[Start]

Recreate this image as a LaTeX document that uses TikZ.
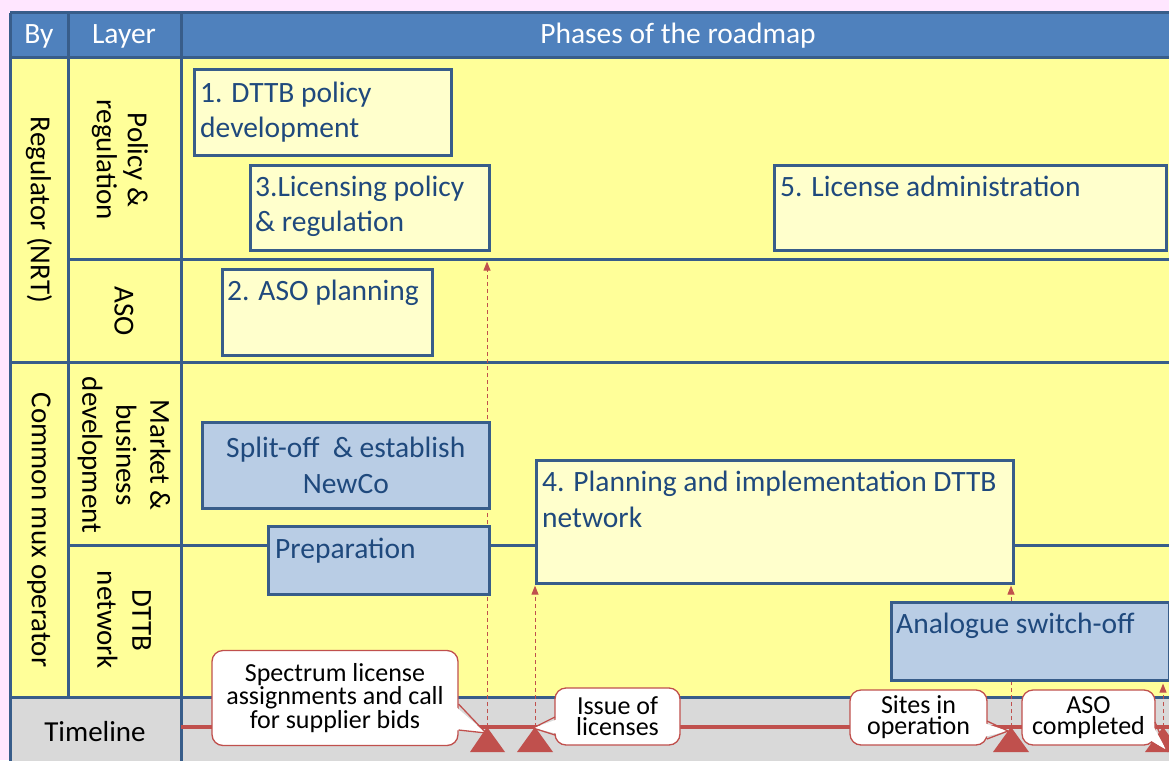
\documentclass[tikz,border=0pt]{standalone}
\usepackage{fontspec}
\setmainfont{Carlito}
\usetikzlibrary{arrows.meta,calc}
\definecolor{bgpink}{RGB}{255,230,255}
\definecolor{hdr}{RGB}{79,129,189}
\definecolor{gridc}{RGB}{56,93,138}
\definecolor{bodyc}{RGB}{255,255,153}
\definecolor{tlc}{RGB}{217,217,217}
\definecolor{lyel}{RGB}{255,255,204}
\definecolor{lblue}{RGB}{185,205,229}
\definecolor{txtc}{RGB}{31,73,125}
\definecolor{tred}{RGB}{192,80,77}
\begin{document}
\begin{tikzpicture}[x=1pt,y=-1pt,
  gridline/.style={draw=gridc,line width=3pt},
  ybox/.style={draw=gridc,line width=2.6pt,fill=lyel,anchor=north west,inner sep=0pt},
  bbox/.style={draw=gridc,line width=2.6pt,fill=lblue,anchor=north west,inner sep=0pt},
  btext/.style={text=txtc,font=\fontsize{29.5}{35}\selectfont,align=left,inner sep=0pt,anchor=north west},
  htext/.style={text=white,font=\fontsize{29.5}{33}\selectfont,inner sep=0pt},
  rlabel/.style={text=black,font=\fontsize{29}{32}\selectfont,align=center,rotate=-90,inner sep=0pt},
  darr/.style={draw=tred,line width=1pt,dash pattern=on 4pt off 3pt,-{Triangle[length=9pt,width=7pt]}},
  callbox/.style={fill=white,draw=tred,line width=1.3pt,rounded corners=11pt,align=center,inner sep=0pt,
    font=\fontsize{26}{21}\selectfont},
  tri/.style={fill=tred}
]
\useasboundingbox (0,0) rectangle (1169,760);
\fill[bgpink] (0,0) rectangle (1169,760);
\clip (0,0) rectangle (1169,760);

% table fills
\fill[hdr] (10,13) rectangle (1180,58);
\fill[bodyc] (10,58) rectangle (1180,697);
\fill[tlc] (10,697) rectangle (1180,770);

% grid lines
\draw[gridline] (10,13) -- (1180,13);
\draw[gridline] (10,58) -- (1180,58);
\draw[gridline] (68,259) -- (1180,259);
\draw[gridline] (10,362) -- (1180,362);
\draw[gridline] (68,545) -- (1180,545);
\draw[gridline] (10,697) -- (1180,697);
\draw[gridline] (10,13) -- (10,770);
\draw[gridline] (68,13) -- (68,697);
\draw[gridline] (181,13) -- (181,770);

% header texts
\node[htext] (hby) at (39,36) {By};
\node[htext] (hlayer) at (124,36) {Layer};
\node[htext] (hphase) at (678,36) {Phases of the roadmap};

% row labels
\node[rlabel] (lreg) at (39,210) {Regulator (NRT)};
\node[rlabel] (lcmo) at (39,530) {Common mux operator};
\node[rlabel,font=\fontsize{29}{31}\selectfont] (lpol) at (120,160) {Policy \&\\regulation};
\node[rlabel] (laso) at (124,311) {ASO};
\node[rlabel,font=\fontsize{29}{34}\selectfont] (lmkt) at (124,455) {Market \&\\business\\development};
\node[rlabel,font=\fontsize{29}{35}\selectfont] (ldttb) at (124,620) {DTTB\\network};
\node[text=black,font=\fontsize{29}{32}\selectfont,inner sep=0pt] (ltime) at (95,732) {Timeline};

% timeline apex coordinates
\coordinate (ap1) at (487,727);
\coordinate (ap2) at (535,727);
\coordinate (ap3) at (1011,727);
\coordinate (ap4) at (1163,727);

% boxes (shapes)
\node[ybox,minimum width=257pt,minimum height=86pt] (b1) at (193,68) {};
\node[ybox,minimum width=239pt,minimum height=85pt] (b3) at (249,164) {};
\node[ybox,minimum width=392pt,minimum height=85pt] (b5) at (773,164) {};
\node[ybox,minimum width=210pt,minimum height=86pt] (b2) at (221,268) {};
\node[ybox,minimum width=477pt,minimum height=123pt] (b4) at (535,459) {};

% dashed arrows (behind lower boxes)
\draw[darr,shorten >=10pt] (ap1) -- (ap1 |- b3.south);
\draw[darr,shorten >=1pt] (ap2) -- (ap2 |- b4.south);
\draw[darr,shorten >=1pt] (ap3) -- (ap3 |- b4.south);

\node[bbox,minimum width=287pt,minimum height=86pt] (bsplit) at (201,421) {};
\node[bbox,minimum width=221pt,minimum height=68pt] (bprep) at (267,525) {};
\node[bbox,minimum width=278pt,minimum height=78pt] (basof) at (890,601) {};

\draw[darr,shorten >=2pt] (ap4) -- (ap4 |- basof.south);

% box texts
\node[btext] (t1) at (200,82) {1. DTTB policy\\development};
\node[btext] (t3) at (255,176) {3.Licensing policy\\\& regulation};
\node[btext] (t5) at (780,176) {5. License administration};
\node[btext] (t2) at (227,280) {2. ASO planning};
\node[btext,align=center,anchor=center,font=\fontsize{29.5}{36}\selectfont] (tsplit) at (bsplit.center) {Split-off \ \& establish\\NewCo};
\node[btext] (tprep) at (275,538) {Preparation};
\node[btext,font=\fontsize{29.5}{36}\selectfont] (t4) at (542,471) {4. Planning and implementation DTTB\\network};
\node[btext] (tasof) at (896,613) {Analogue switch-off};

% timeline
\draw[draw=tred,line width=3.5pt] (181,727) -- (1180,727);
\fill[tri] (470,752) -- (ap1) -- (505,752) -- cycle;
\fill[tri] (517,752) -- (ap2) -- (553,752) -- cycle;
\fill[tri] (993,752) -- (ap3) -- (1029,752) -- cycle;
\fill[tri] (1145,752) -- (ap4) -- (1181,752) -- cycle;

% callouts
\node[callbox,minimum width=246pt,minimum height=95pt] (c1) at (335,698) {Spectrum license\\assignments and call\\for supplier bids};
\fill[white] (455,706) -- (486,733) -- (455,730) -- cycle;
\draw[tred,line width=1.3pt] (458.5,704) -- (486,733) -- (458.5,730);

\node[callbox,minimum width=125pt,minimum height=57pt] (c2) at (617.5,716.5) {Issue of\\licenses};
\fill[white] (558,719) -- (533,728) -- (558,734) -- cycle;
\draw[tred,line width=1.3pt] (555,717) -- (533,728) -- (555,735);

\node[callbox,minimum width=137pt,minimum height=55pt] (c3) at (918.5,717.5) {Sites in\\operation};
\fill[white] (984,723) -- (1008,731) -- (984,737) -- cycle;
\draw[tred,line width=1.3pt] (987,721) -- (1008,731) -- (987,739);

\node[callbox,minimum width=133pt,minimum height=55pt] (c4) at (1088.5,717.5) {ASO\\completed};
\fill[white] (1152,724) -- (1167,751) -- (1150,740) -- cycle;
\draw[tred,line width=1.3pt] (1155,722) -- (1167,751) -- (1151,742);
\end{tikzpicture}
\end{document}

[End]

> Description of the task: Everything from the first line of the listing above through the line that contains "(181,13) -- (181,770);" is to be restated word for word, minus the pictures.

> Solution for this problem:
Recreate this image as a LaTeX document that uses TikZ.
\documentclass[tikz,border=0pt]{standalone}
\usepackage{fontspec}
\setmainfont{Carlito}
\usetikzlibrary{arrows.meta,calc}
\definecolor{bgpink}{RGB}{255,230,255}
\definecolor{hdr}{RGB}{79,129,189}
\definecolor{gridc}{RGB}{56,93,138}
\definecolor{bodyc}{RGB}{255,255,153}
\definecolor{tlc}{RGB}{217,217,217}
\definecolor{lyel}{RGB}{255,255,204}
\definecolor{lblue}{RGB}{185,205,229}
\definecolor{txtc}{RGB}{31,73,125}
\definecolor{tred}{RGB}{192,80,77}
\begin{document}
\begin{tikzpicture}[x=1pt,y=-1pt,
  gridline/.style={draw=gridc,line width=3pt},
  ybox/.style={draw=gridc,line width=2.6pt,fill=lyel,anchor=north west,inner sep=0pt},
  bbox/.style={draw=gridc,line width=2.6pt,fill=lblue,anchor=north west,inner sep=0pt},
  btext/.style={text=txtc,font=\fontsize{29.5}{35}\selectfont,align=left,inner sep=0pt,anchor=north west},
  htext/.style={text=white,font=\fontsize{29.5}{33}\selectfont,inner sep=0pt},
  rlabel/.style={text=black,font=\fontsize{29}{32}\selectfont,align=center,rotate=-90,inner sep=0pt},
  darr/.style={draw=tred,line width=1pt,dash pattern=on 4pt off 3pt,-{Triangle[length=9pt,width=7pt]}},
  callbox/.style={fill=white,draw=tred,line width=1.3pt,rounded corners=11pt,align=center,inner sep=0pt,
    font=\fontsize{26}{21}\selectfont},
  tri/.style={fill=tred}
]
\useasboundingbox (0,0) rectangle (1169,760);
\fill[bgpink] (0,0) rectangle (1169,760);
\clip (0,0) rectangle (1169,760);

% table fills
\fill[hdr] (10,13) rectangle (1180,58);
\fill[bodyc] (10,58) rectangle (1180,697);
\fill[tlc] (10,697) rectangle (1180,770);

% grid lines
\draw[gridline] (10,13) -- (1180,13);
\draw[gridline] (10,58) -- (1180,58);
\draw[gridline] (68,259) -- (1180,259);
\draw[gridline] (10,362) -- (1180,362);
\draw[gridline] (68,545) -- (1180,545);
\draw[gridline] (10,697) -- (1180,697);
\draw[gridline] (10,13) -- (10,770);
\draw[gridline] (68,13) -- (68,697);
\draw[gridline] (181,13) -- (181,770);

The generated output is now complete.